Mr Abbott has now secured the parliamentary majority needed to scrap the carbon tax with a repeal vote, backdated to July 1, due to be taken in the Senate on Tuesday.
FoFA laws to stay: Tony Abbott may have gotten his way over the carbon tax, but Clive Palmer is holding his ground on changes to financial planners.
The Palmer United Party will provide the additional numbers to see the repeal bills pass through the Senate having cleared the House of Representatives on Monday following last week's surprise collapse of the majority.
Clive Palmer told a Canberra press conference late on Monday afternoon that his PUP grouping, including Australian Motoring Enthusiasts senator Ricky Muir, had resolved to back the repeal, making its demise a formality.
He said he was satisfied that the PUP had salvaged several important features of the previous government's effort to address emissions including the Clean Energy Research Agency, but claimed the carbon tax itself had been set far too high and had been out of step with the rest of the world.

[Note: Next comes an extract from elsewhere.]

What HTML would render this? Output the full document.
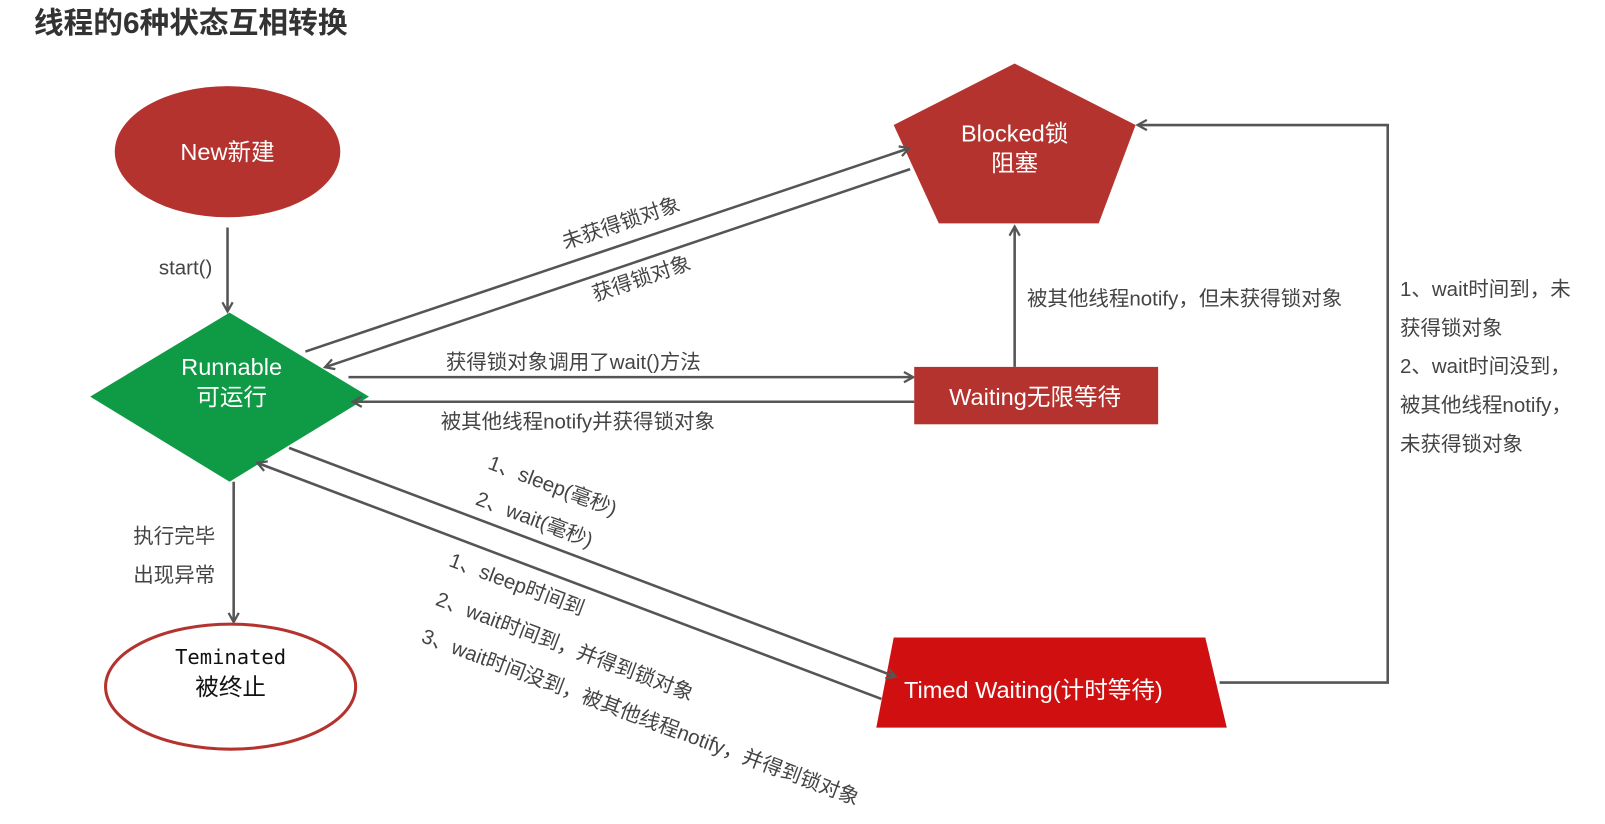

Illustration: Ron Tandberg.
But Mr Palmer has pulled the rug from the government on another incendiary issue - the Future of Financial Advice laws.
The PUP leader said his party was not negotiating with the government to reach a compromise on the laws and would simply not be approving the regulations as tabled.
A government attempt to circumvent an unco-operative Senate by watering down tough consumer protections for investors now appears doomed.
The issue has divided the financial and political communities with banks leaning on the government to weaken Labor's laws which were seen as too restrictive on banks.
Labor has argued its FoFA reforms were aimed at stopping the kind of fraud which ruined the retirement plans of thousands of ordinary Australian investors who sought the advice of the Commonwealth Bank's financial services arm and lost their life savings.
Finance Minister Mathias Cormann had hoped to have the changes, which among other things removed a specific requirement for planners to always act in the best interests of clients, accepted by the Senate this week.
Labor's scheme meant that as of July 1, bank tellers were prohibited from receiving commissions for recommending financial products.
The government's changes would have allowed commissions to continue, albeit in limited circumstances.
But Mr Palmer has now scuttled that hope, announcing on Monday that his party was not negotiating with the government and would instead vote with Labor and the Greens to keep the current FoFA laws in place.
Labor's Senator Sam Dastyari has given notice of a motion to formally disallow the changes, with a vote likely this week.
PUP support for dumping the carbon tax came as Labor stepped up the pressure in Parliament, calling on the Prime Minister to show which food and other items will go down in price and by how much once the carbon tax is removed. Mr Palmer described the demise of the tax as a good day for Australia.
''It means that there's less cost of production for our manufacturing industry, more competitive exports for the country, hopefully more jobs for everybody and we're now going to have a realistic view of how we can work on a global sense of what we're trying to do with an ETS,'' he said.